My question is about estimating the length of a work prior to writing.


It is an epic scale story that I have planned out in great detail (while of course remaining flexible). I have outlined it and started to write pieces of it, but still am easily less than 1% into actual writing. In this process I realized that I need to decide if I am going to try to do this in one volume or multiple.


This will help me decide how to structure the overarching storyline, as well as:



  1. When to bring the story arcs together

  2. Whether I need to shape a wrap-up/cliffhanger for each volume

  3. What level of detail to give to elements of the story. If I were to keep it to a single volume, I feel I would have to condense things and be too superficial. On the other hand, if I go into the level of detail that I enjoy (and have used in short stories), it could easily spread into a series of several books.



I attempted comparing it to other works such as LOTR, which I think is only slightly larger in scale, but my limited experience writing long pieces makes it difficult to conceptualize the relative weight of different events in my story.


I looked for advice on this, and I found reading this thread helpful.

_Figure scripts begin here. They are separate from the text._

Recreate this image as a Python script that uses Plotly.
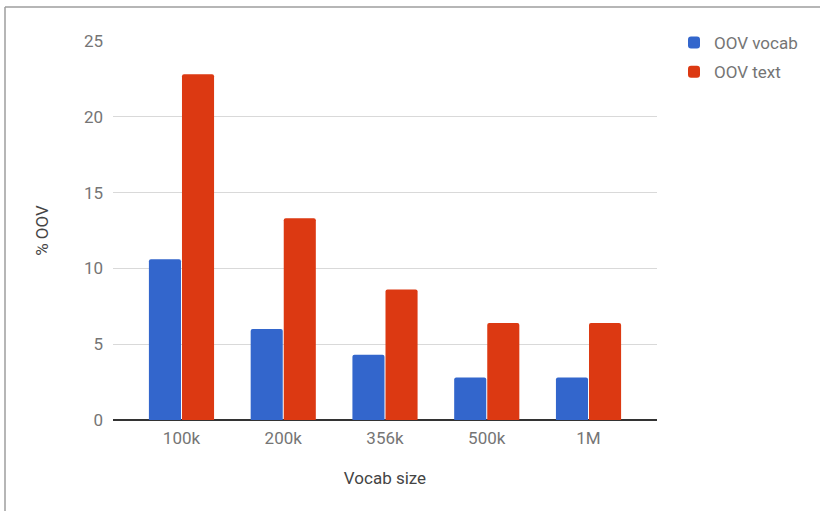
import plotly.graph_objects as go

categories = ["100k", "200k", "356k", "500k", "1M"]
oov_vocab = [10.6, 6.0, 4.3, 2.8, 2.8]
oov_text = [22.8, 13.3, 8.6, 6.4, 6.4]
y_ticks = [0, 5, 10, 15, 20, 25]

W, H = 820, 511
L, R, T, B = 113, 163, 41, 91
pw, ph = W - L - R, H - T - B

def px(x):
    return (x - L) / pw

def py(y):
    return (H - B - y) / ph

fig = go.Figure()
fig.add_trace(go.Bar(name="OOV vocab", x=categories, y=oov_vocab, legendgroup="a",
                     marker=dict(color="#3366cc", line=dict(width=0), cornerradius=2)))
fig.add_trace(go.Bar(name="OOV text", x=categories, y=oov_text, legendgroup="b",
                     marker=dict(color="#dc3912", line=dict(width=0), cornerradius=2)))

fig.update_layout(
    width=W, height=H,
    margin=dict(l=L, r=R, t=T, b=B),
    paper_bgcolor="white", plot_bgcolor="white",
    font=dict(family="Roboto", size=17, color="#757575"),
    barmode="group", bargap=0.35, bargroupgap=0.03,
    showlegend=True,
    legend=dict(x=px(674), y=py(25), xanchor="left", yanchor="top",
                font=dict(size=17, color="#757575"), itemwidth=30,
                tracegroupgap=4, bgcolor="rgba(0,0,0,0)"),
    xaxis=dict(showgrid=False, ticks="", showline=False, range=[-0.673, 4.673],
               ticklabelstandoff=6,
               tickfont=dict(size=17, color="#757575"),
               title=dict(text="Vocab size", font=dict(size=17, color="#444444"), standoff=25)),
    yaxis=dict(range=[0, 25], tickvals=y_ticks, showgrid=True, gridcolor="#d9d9d9",
               zeroline=True, zerolinecolor="#333333", zerolinewidth=1.5,
               ticks="", showline=False, ticklabelstandoff=9,
               tickfont=dict(size=17, color="#757575"),
               title=dict(text="% OOV", font=dict(size=17, color="#444444"), standoff=30)),
    shapes=[
        dict(type="line", xref="paper", yref="paper", x0=px(5), x1=px(820), y0=py(7), y1=py(7),
             line=dict(color="#9e9e9e", width=1.5)),
        dict(type="line", xref="paper", yref="paper", x0=px(5), x1=px(5), y0=py(7), y1=py(511),
             line=dict(color="#9e9e9e", width=1.5)),
    ],
)

fig.write_html("out.html")
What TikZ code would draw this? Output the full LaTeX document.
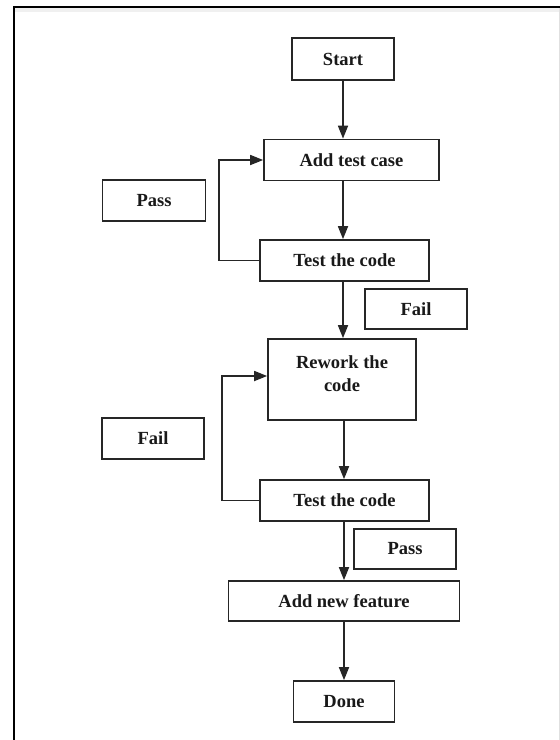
\documentclass[tikz,border=0pt]{standalone}
\usepackage{fontspec}
\setmainfont{Liberation Serif}
\usetikzlibrary{arrows.meta}
\begin{document}
\begin{tikzpicture}[x=1pt,y=-1pt,
  box/.style={draw=black!85,line width=1.7pt,rectangle,inner sep=0pt,align=center,
    font=\fontsize{18.5}{23}\selectfont\bfseries,text=black!90},
  conn/.style={draw=black!85,line width=1.7pt,-{Triangle[width=10pt,length=13pt]}}]
\useasboundingbox (0,0) rectangle (560,740);
\fill[white] (0,0) rectangle (560,740);
\fill[black!6] (14,7) rectangle (560,12);
\draw[line width=2pt] (13,6.5) -- (560,6.5);
\draw[line width=2pt] (13.5,6) -- (13.5,740);
\draw[black!12,line width=1pt] (559,8) -- (559,740);
\node[box,minimum width=102pt,minimum height=42pt] (start) at (343,59) {Start};
\node[box,minimum width=175pt,minimum height=41pt] (add) at (351.5,160) {Add test case};
\node[box,minimum width=103pt,minimum height=41pt] (pass1) at (154,200.5) {Pass};
\node[box,minimum width=169pt,minimum height=41pt] (test1) at (344.5,260.5) {Test the code};
\node[box,minimum width=102pt,minimum height=40pt] (fail1) at (416,309) {Fail};
\node[box,minimum width=148pt,minimum height=81pt,text depth=12pt] (rework) at (342,379.5) {Rework the\\code};
\node[box,minimum width=102pt,minimum height=41pt] (fail2) at (153,438.5) {Fail};
\node[box,minimum width=169pt,minimum height=41pt] (test2) at (344.5,500.5) {Test the code};
\node[box,minimum width=102pt,minimum height=40pt] (pass2) at (405,549) {Pass};
\node[box,minimum width=231pt,minimum height=40pt] (feature) at (344,601) {Add new feature};
\node[box,minimum width=101pt,minimum height=41pt] (done) at (344,701.5) {Done};
\draw[conn] (start.south) -- (start.south |- add.north);
\draw[conn] (add.south -| start.south) -- (start.south |- test1.north);
\draw[conn] (test1.south -| start.south) -- (start.south |- rework.north);
\draw[conn] (rework.south -| feature.north) -- (feature.north |- test2.north);
\draw[conn] (test2.south -| feature.north) -- (feature.north);
\draw[conn] (feature.south) -- (done.north);
\draw[conn] (test1.west) -- ++(-40,0) |- (add.west);
\draw[conn] (test2.west) -- ++(-37,0) |- ([yshift=3.5pt]rework.west);
\end{tikzpicture}
\end{document}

However, estimating length isn't much addressed. Is there a method for this?



Answer



The main problem with trying to estimate something like this is that, even if two writers used the same very detailed plot summary to write a novel, they might produce works that aren't close to being the same length, because of the way they write.


Some authors are much more "concise" than others; for example, Voltaire's Candide has been described as a 1,000-page epic condensed into 75 pages, while Tolkien's work often rambled with details that weren't even relevant to the full plot (e.g. Bombadil). Admittedly that last example may not sound like it makes much difference, but there's a more relevant observation re: LOTR. If you work out how many words motivated each hour of film adaptation, they were condensed even more than most novels. (Much could be cut, e.g. in the first film characters step into a tunnel and are seen emerging from it a few seconds later, and quite a bit happens therein in the novel!)


Even the structure of a novel can influence how concise it is; for example, if the same events are told from multiple perspectives the word count will probably climb (see e.g. George R R Martin), whereas if characters are writing to each other with descriptions of what happened to them (see e.g. The Color Purple) the word count can fall.


The only thing I can recommend is bullet-pointing the plot in detail, with nested bullets so you can be confident of the relative weight of different chapters. If you then write one of them, you'll have a rough basis for extrapolation. But even chapter by chapter a novel can vary in how quickly it tells its story, so this will only be a rough estimate.